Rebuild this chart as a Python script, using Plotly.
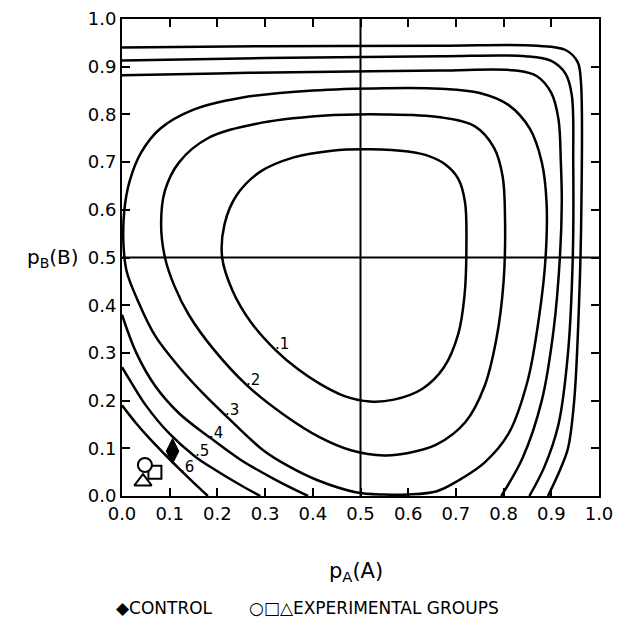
import plotly.graph_objects as go

# ---------------- data ----------------
tick_vals = [0.0, 0.1, 0.2, 0.3, 0.4, 0.5, 0.6, 0.7, 0.8, 0.9, 1.0]
tick_text = ["0.0", "0.1", "0.2", "0.3", "0.4", "0.5", "0.6", "0.7", "0.8", "0.9", "1.0"]

# contour .1 (closed loop)
c1_x = [0.52, 0.60, 0.645, 0.678, 0.705, 0.719, 0.722, 0.718, 0.705, 0.675, 0.63, 0.57, 0.52, 0.465, 0.415, 0.37,
        0.322, 0.27, 0.232, 0.21, 0.215, 0.24, 0.29, 0.36, 0.44, 0.52]
c1_y = [0.727, 0.722, 0.712, 0.695, 0.665, 0.617, 0.52, 0.42, 0.34, 0.27, 0.225, 0.202, 0.198, 0.21, 0.235, 0.265,
        0.306, 0.365, 0.43, 0.50, 0.57, 0.63, 0.68, 0.71, 0.724, 0.727]

# contour .2 (closed loop)
c2_x = [0.55, 0.667, 0.74, 0.78, 0.798, 0.803, 0.80, 0.785, 0.76, 0.72, 0.66, 0.60, 0.55, 0.48, 0.415, 0.34, 0.262,
        0.19, 0.14, 0.11, 0.09, 0.082, 0.09, 0.12, 0.18, 0.28, 0.42, 0.55]
c2_y = [0.80, 0.794, 0.775, 0.73, 0.67, 0.58, 0.45, 0.33, 0.23, 0.155, 0.108, 0.09, 0.085, 0.096, 0.123, 0.17, 0.232,
        0.31, 0.38, 0.44, 0.50, 0.57, 0.64, 0.70, 0.75, 0.78, 0.797, 0.80]

# contour .3 (closed loop, grazing the left and bottom axes)
c3_x = [0.55, 0.667, 0.75, 0.81, 0.855, 0.88, 0.89, 0.888, 0.875, 0.85, 0.81, 0.76, 0.706, 0.66, 0.60, 0.55,
        0.49, 0.41, 0.35, 0.296, 0.218, 0.17, 0.12, 0.07, 0.033, 0.01, 0.003, 0.005, 0.016, 0.04, 0.08, 0.15,
        0.25, 0.40, 0.55]
c3_y = [0.855, 0.854, 0.845, 0.82, 0.77, 0.70, 0.617, 0.50, 0.38, 0.24, 0.13, 0.07, 0.033, 0.01, 0.003, 0.003,
        0.008, 0.033, 0.062, 0.096, 0.168, 0.215, 0.27, 0.335, 0.41, 0.47, 0.53, 0.60, 0.66, 0.72, 0.77, 0.81,
        0.835, 0.85, 0.855]

# contour .4 (two pieces)
c4a_x = [0.0, 0.03, 0.07, 0.12, 0.185, 0.25, 0.32, 0.39]
c4a_y = [0.38, 0.30, 0.23, 0.173, 0.122, 0.075, 0.035, 0.0]
c4b_x = [0.0, 0.20, 0.40, 0.667, 0.825, 0.87, 0.90, 0.915, 0.92, 0.922, 0.918, 0.905, 0.88, 0.84, 0.795]
c4b_y = [0.882, 0.886, 0.889, 0.892, 0.892, 0.88, 0.845, 0.79, 0.70, 0.617, 0.50, 0.35, 0.20, 0.08, 0.0]

# contour .5 (two pieces)
c5a_x = [0.0, 0.017, 0.05, 0.10, 0.153, 0.20, 0.25, 0.29]
c5a_y = [0.27, 0.242, 0.19, 0.13, 0.083, 0.052, 0.022, 0.0]
c5b_x = [0.0, 0.30, 0.667, 0.846, 0.90, 0.93, 0.943, 0.946, 0.945, 0.935, 0.915, 0.885, 0.854]
c5b_y = [0.913, 0.918, 0.922, 0.922, 0.912, 0.885, 0.84, 0.70, 0.50, 0.30, 0.15, 0.06, 0.0]

# contour .6 (two pieces)
c6a_x = [0.0, 0.03, 0.06, 0.09, 0.125, 0.15, 0.18]
c6a_y = [0.19, 0.152, 0.118, 0.087, 0.052, 0.028, 0.0]
c6b_x = [0.0, 0.30, 0.667, 0.87, 0.93, 0.955, 0.962, 0.963, 0.958, 0.948, 0.935, 0.918, 0.893]
c6b_y = [0.94, 0.943, 0.944, 0.944, 0.935, 0.91, 0.87, 0.60, 0.40, 0.20, 0.10, 0.054, 0.0]

label_text = [".1", ".2", ".3", ".4", ".5", ".6"]
label_x = [0.335, 0.275, 0.231, 0.197, 0.168, 0.136]
label_y = [0.319, 0.244, 0.181, 0.133, 0.094, 0.060]

control_x = [0.106]
control_y = [0.094]
circle_x = [0.048]
circle_y = [0.065]
square_x = [0.069]
square_y = [0.050]
triangle_x = [0.044]
triangle_y = [0.030]

# ---------------- figure ----------------
fig = go.Figure()

line_style = dict(color="black", width=2.5)
curves = [(c1_x, c1_y), (c2_x, c2_y), (c3_x, c3_y), (c4a_x, c4a_y), (c4b_x, c4b_y),
          (c5a_x, c5a_y), (c5b_x, c5b_y), (c6a_x, c6a_y), (c6b_x, c6b_y)]
for cx, cy in curves:
    fig.add_trace(go.Scatter(x=cx, y=cy, mode="lines", line=dict(shape="spline", smoothing=1.0, **line_style),
                             hoverinfo="skip", showlegend=False, cliponaxis=True))

mk_line = dict(color="black", width=2)
fig.add_trace(go.Scatter(x=square_x, y=square_y, mode="markers",
                         marker=dict(symbol="square", size=13, color="white", line=mk_line), showlegend=False))
fig.add_trace(go.Scatter(x=triangle_x, y=triangle_y, mode="markers",
                         marker=dict(symbol="triangle-up", size=15, color="white", line=mk_line), showlegend=False))
fig.add_trace(go.Scatter(x=circle_x, y=circle_y, mode="markers",
                         marker=dict(symbol="circle", size=14, color="white", line=mk_line), showlegend=False))
fig.add_trace(go.Scatter(x=control_x, y=control_y, mode="markers",
                         marker=dict(symbol="diamond-tall", size=18, color="black", line=dict(color="black", width=1)),
                         showlegend=False))

for t, lx, ly in zip(label_text, label_x, label_y):
    fig.add_annotation(x=lx, y=ly, text=t, showarrow=False, xref="x", yref="y", xanchor="center", yanchor="middle",
                       font=dict(family="DejaVu Sans", size=15, color="black"))

# cross lines at 0.5
fig.add_shape(type="line", x0=0.5, x1=0.5, y0=0, y1=1, xref="x", yref="y", line=dict(color="black", width=2))
fig.add_shape(type="line", x0=0, x1=1, y0=0.5, y1=0.5, xref="x", yref="y", line=dict(color="black", width=2))

axis_common = dict(range=[0, 1], tickvals=tick_vals, ticktext=tick_text, ticks="inside", ticklen=8,
                   tickwidth=2, tickcolor="black", showline=True, linecolor="black", linewidth=2,
                   mirror="ticks", showgrid=False, zeroline=False, automargin=False,
                   ticklabeloverflow="allow",
                   tickfont=dict(family="DejaVu Sans", size=18, color="black"))
fig.update_xaxes(**axis_common)
fig.update_yaxes(**axis_common)

fig.add_annotation(x=0.4906, y=-0.16, xref="paper", yref="paper", xanchor="center", yanchor="middle",
                   showarrow=False, text="p<sub>A</sub>(A)", font=dict(family="DejaVu Sans", size=21, color="black"))
fig.add_annotation(x=-0.1447, y=0.5, xref="paper", yref="paper", xanchor="center", yanchor="middle",
                   showarrow=False, text="p<sub>B</sub>(B)", font=dict(family="DejaVu Sans", size=20, color="black"))
fig.add_annotation(x=0.195, y=-0.235, xref="paper", yref="paper", xanchor="right", yanchor="middle", showarrow=False,
                   text="◆CONTROL", font=dict(family="DejaVu Sans", size=17, color="black"))
fig.add_annotation(x=0.262, y=-0.235, xref="paper", yref="paper", xanchor="left", yanchor="middle", showarrow=False,
                   text="○□△EXPERIMENTAL GROUPS", font=dict(family="DejaVu Sans", size=17, color="black"))

# the page body adds an 8 px offset, so margins are reduced by 8 on the left/top
fig.update_layout(width=622, height=640, margin=dict(l=114, r=31, t=11, b=152),
                  plot_bgcolor="white", paper_bgcolor="white", showlegend=False)

fig.write_html("out.html")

AIM OF THE TASK - From the first line above to the line containing "0.306, 0.365, 0.43, 0.50, 0.57, 0.63, 0.68, 0.71, 0.724, 0.727]", repeat each line exactly. Pictures stay out.

ANSWER TO THE EXERCISE -
Rebuild this chart as a Python script, using Plotly.
import plotly.graph_objects as go

# ---------------- data ----------------
tick_vals = [0.0, 0.1, 0.2, 0.3, 0.4, 0.5, 0.6, 0.7, 0.8, 0.9, 1.0]
tick_text = ["0.0", "0.1", "0.2", "0.3", "0.4", "0.5", "0.6", "0.7", "0.8", "0.9", "1.0"]

# contour .1 (closed loop)
c1_x = [0.52, 0.60, 0.645, 0.678, 0.705, 0.719, 0.722, 0.718, 0.705, 0.675, 0.63, 0.57, 0.52, 0.465, 0.415, 0.37,
        0.322, 0.27, 0.232, 0.21, 0.215, 0.24, 0.29, 0.36, 0.44, 0.52]
c1_y = [0.727, 0.722, 0.712, 0.695, 0.665, 0.617, 0.52, 0.42, 0.34, 0.27, 0.225, 0.202, 0.198, 0.21, 0.235, 0.265,
        0.306, 0.365, 0.43, 0.50, 0.57, 0.63, 0.68, 0.71, 0.724, 0.727]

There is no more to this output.